Claw Stalling

Hello all,

We have a reverse dumping claw-tray hybrid. The claw is geared 1:5 with torque motors. We can realistically grab up to 2 cubes or 6 stars during a match. However, especially when we take these larger loads of objects, the claw motors tend to stall for a few seconds before coming back to life. This is obviously not ideal as a few seconds can make quite the difference. I attempted to add elastics which helped the claw close yet they did nothing for the stalling issue - the claw would just stall and hold shut. I know that there’s no friction issue causing this. Is anyone else having an issue like this? Could it be a motor or motor controller issue (which I find doubtful as the stalling occurs on both sides), or could this ratio potentially not offer the torque we would need for these larger loads. My concern with switching to 1:7, however, is sacrificing opening and closing speed which is also crucial in matches.

I have had the same problem with my last claw as well.
If possible, is there a way to fix this without using rubber bands?
I find that rubber bands make it more complicated to make accurate autonomous routines.

Are you using any PID on the claw?

This is why many teams have a fork under the claw. Constantly pinching the stars can brown out the motors pretty easily. If a fork won’t work for you, some rubber band tension that holds the claws closed might. Also, depending on how the stars are lined up, you may be able to gently close around them and stop applying motor power – basically use your claws as a fork if you are picking up only a few.

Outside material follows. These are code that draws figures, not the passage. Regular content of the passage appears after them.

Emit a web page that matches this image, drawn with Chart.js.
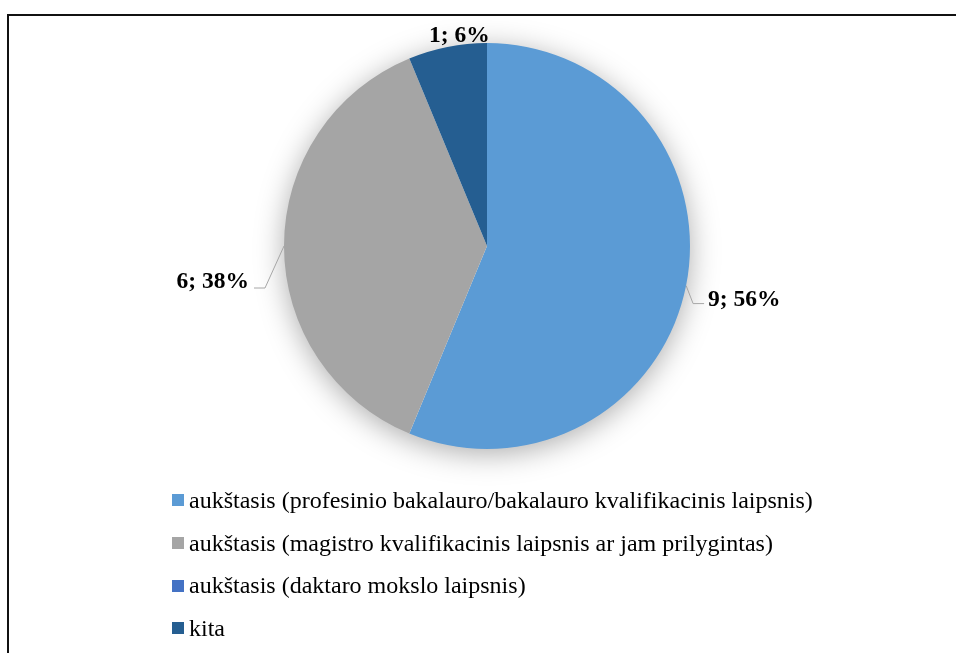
<!DOCTYPE html>
<html>
<head>
<meta charset="utf-8">
<script src="https://cdn.jsdelivr.net/npm/chart.js@4/dist/chart.umd.min.js"></script>
<style>
  html, body { margin: 0; padding: 0; background: #fff; }
  #wrap { position: relative; width: 956px; height: 653px; overflow: hidden; }
  #frame { position: absolute; left: 7px; top: 14px; width: 960px; height: 700px;
           border-top: 2px solid #111; border-left: 2px solid #111; box-sizing: border-box; }
  #pieChart { position: absolute; left: 0; top: 0; }
  #legend { position: absolute; left: 172px; top: 479px; font-family: "Liberation Serif", "Times New Roman", serif;
            font-size: 24px; color: #000; }
  .item { height: 42.7px; display: flex; align-items: center; white-space: nowrap; }
  .box { width: 12px; height: 12px; margin-right: 5px; flex: none; position: relative; top: 0px; }
</style>
</head>
<body>
<div id="wrap">
  <div id="frame"></div>
  <canvas id="pieChart" width="956" height="653"></canvas>
  <div id="legend"></div>
</div>
<script>
const categories = [
    'aukštasis (profesinio bakalauro/bakalauro kvalifikacinis laipsnis)',
    'aukštasis (magistro kvalifikacinis laipsnis ar jam prilygintas)',
    'aukštasis (daktaro mokslo laipsnis)',
    'kita'
];
const counts = [9, 6, 0, 1];
const percentLabels = ['56%', '38%', '0%', '6%'];
const colors = ['#5B9BD5', '#A5A5A5', '#4472C4', '#255E91'];

// soft glow under the pie (Excel outer shadow)
const pieShadow = {
    id: 'pieShadow',
    beforeDatasetsDraw(chart) {
        const arc = chart.getDatasetMeta(0).data[0];
        if (!arc) return;
        const ctx = chart.ctx;
        ctx.save();
        ctx.shadowColor = 'rgba(0,0,0,0.34)';
        ctx.shadowBlur = 30;
        ctx.shadowOffsetY = 5;
        ctx.fillStyle = '#fff';
        ctx.beginPath();
        ctx.arc(arc.x, arc.y, arc.outerRadius - 1, 0, Math.PI * 2);
        ctx.fill();
        ctx.restore();
    }
};

// data labels "value; percent" with Excel-like leader lines
const leaderLabels = {
    id: 'leaderLabels',
    afterDatasetsDraw(chart) {
        const ctx = chart.ctx;
        const meta = chart.getDatasetMeta(0);
        // offsets from the arc edge point at mid angle
        const place = {
            0: { elbow: [7, 18], end: [18, 18], text: [22, 20], align: 'left' },
            1: { elbow: [-19, 42], end: [-30, 42], text: [-35, 42], align: 'right' },
            3: { text: [12, -5], align: 'center' }
        };
        ctx.save();
        ctx.font = 'bold 23.5px "Liberation Serif", "Times New Roman", serif';
        ctx.fillStyle = '#000';
        ctx.strokeStyle = '#A6A6A6';
        ctx.lineWidth = 1;
        meta.data.forEach((arc, i) => {
            if (!counts[i]) return;
            const p = place[i];
            if (!p) return;
            const mid = (arc.startAngle + arc.endAngle) / 2;
            const ex = arc.x + Math.cos(mid) * arc.outerRadius;
            const ey = arc.y + Math.sin(mid) * arc.outerRadius;
            if (p.elbow) {
                ctx.beginPath();
                ctx.moveTo(ex, ey);
                ctx.lineTo(ex + p.elbow[0], ey + p.elbow[1]);
                ctx.lineTo(ex + p.end[0], ey + p.end[1]);
                ctx.stroke();
            }
            ctx.textAlign = p.align;
            ctx.textBaseline = 'alphabetic';
            ctx.fillText(counts[i] + '; ' + percentLabels[i], ex + p.text[0], ey + p.text[1]);
        });
        ctx.restore();
    }
};

const ctx = document.getElementById('pieChart').getContext('2d');
const chart = new Chart(ctx, {
    type: 'pie',
    data: {
        labels: categories,
        datasets: [{
            data: counts,
            backgroundColor: colors,
            borderWidth: 0
        }]
    },
    options: {
        responsive: false,
        animation: false,
        layout: { padding: { top: 43, bottom: 204, left: 284, right: 266 } },
        plugins: {
            legend: { display: false },
            tooltip: { enabled: false }
        }
    },
    plugins: [pieShadow, leaderLabels]
});

// legend
const legendDiv = document.getElementById('legend');
categories.forEach((name, i) => {
    const row = document.createElement('div');
    row.className = 'item';
    row.innerHTML = `<span class="box" style="background:${colors[i]}"></span><span>${name}</span>`;
    legendDiv.appendChild(row);
});
</script>
</body>
</html>
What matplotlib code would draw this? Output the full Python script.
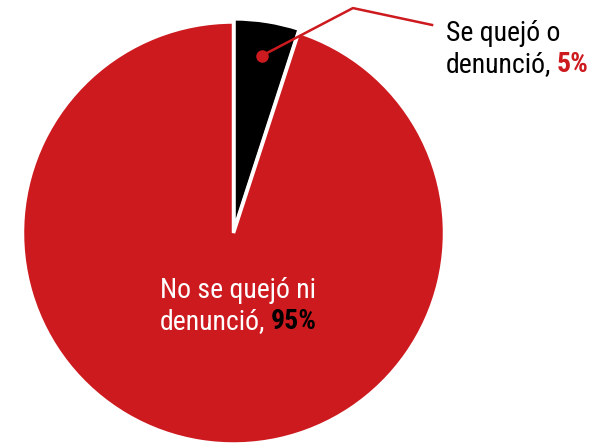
import numpy as np
import matplotlib.pyplot as plt

# data
labels = ["Se quejó o\ndenunció,", "No se quejó ni\ndenunció,"]
values = [5, 95]
pct_labels = ["5%", "95%"]
colors = ["#000000", "#cd1a1f"]

plt.rcParams['font.family'] = ['Roboto Condensed', 'Liberation Sans Narrow', 'Liberation Sans']

W, H = 609, 444
fig = plt.figure(figsize=(W / 100, H / 100), dpi=100)
# pie centre / radius in pixels
cx, cy, r = 233.5, 233, 211
ax = fig.add_axes(((cx - r) / W, (H - cy - r) / H, 2 * r / W, 2 * r / H))

ax.pie(values, colors=colors, startangle=90, counterclock=False, radius=1,
       explode=[0.015, 0], wedgeprops=dict(edgecolor='white', linewidth=2.5))
ax.set_xlim(-1, 1)
ax.set_ylim(-1, 1)
ax.set_aspect('equal')
ax.axis('off')

# annotation for the small slice
mid = np.radians(90 - values[0] / sum(values) * 360 / 2)
dx, dy = 0.85 * np.cos(mid), 0.85 * np.sin(mid)
red = colors[1]
ax.plot([dx, 0.566, 0.941], [dy, 1.066, 0.986], color=red, lw=1.8, clip_on=False)
ax.plot(dx, dy, 'o', color=red, ms=8, clip_on=False)

FS = 20


def px(x, y):
    return ((x - cx) / r, (cy - y) / r)


def two_line(x, y, text, pct, col, pcol):
    l1, l2 = text.split("\n")
    ax.text(*px(x, y), l1, color=col, fontsize=FS, ha='left', va='baseline')
    t = ax.text(*px(x, y + 31), l2, color=col, fontsize=FS, ha='left', va='baseline')
    ax.annotate(pct, xy=(1, 0), xycoords=t, xytext=(4, 0), textcoords='offset points',
                color=pcol, fontsize=FS, fontweight='heavy', ha='left', va='bottom')


two_line(446, 41, labels[0], pct_labels[0], 'black', red)
two_line(160, 298, labels[1], pct_labels[1], 'white', 'black')

fig.savefig("out.png", dpi=100)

We aren’t. We designed our claw in a way such that it has a mechanical stop (it only opens to the exact point we need it to and therefore it rids itself of any errors in the positions of each arm every time it fully opens), so we currently require no encoders or pots. That being said, if there is no good mechanical option, we can go that route.

They already have prongs under their claw.

When you grab objects do you continue to send a speed to the motors?

I often did, and this likely contributed to the stalling, yet I did find that easing up on it while moving (but not so much to where objects fall out) is useful.

So that’s where PID becomes useful; it doesn’t send a holding value but reacts when you try to push the claw arm open. This has eliminated burn-outs from our claw entirely.

@mwang17 Sounds great. Thank you very much for your suggestion. I will be sure to get my programmer on that ASAP lol.

No problem, glad to help.

Sorry for the dumb question, but what exactly is a PID? What exactly would it do?

PID is a calculus based closed control loop. Here’s the Wikipedia article on PID:

It’s used a lot in odometry. In Vex we use it a lot whenever we need to hit a target value, i.e. autonomous, lift positions, and claw positions.

A quick Google search will show a lot of examples for vex, so I won’t go into detail here. Basically there are 3 terms: proportional, integral, and derivative (hence the name PID) that interact with an error you calculate to very accurately reach a target value.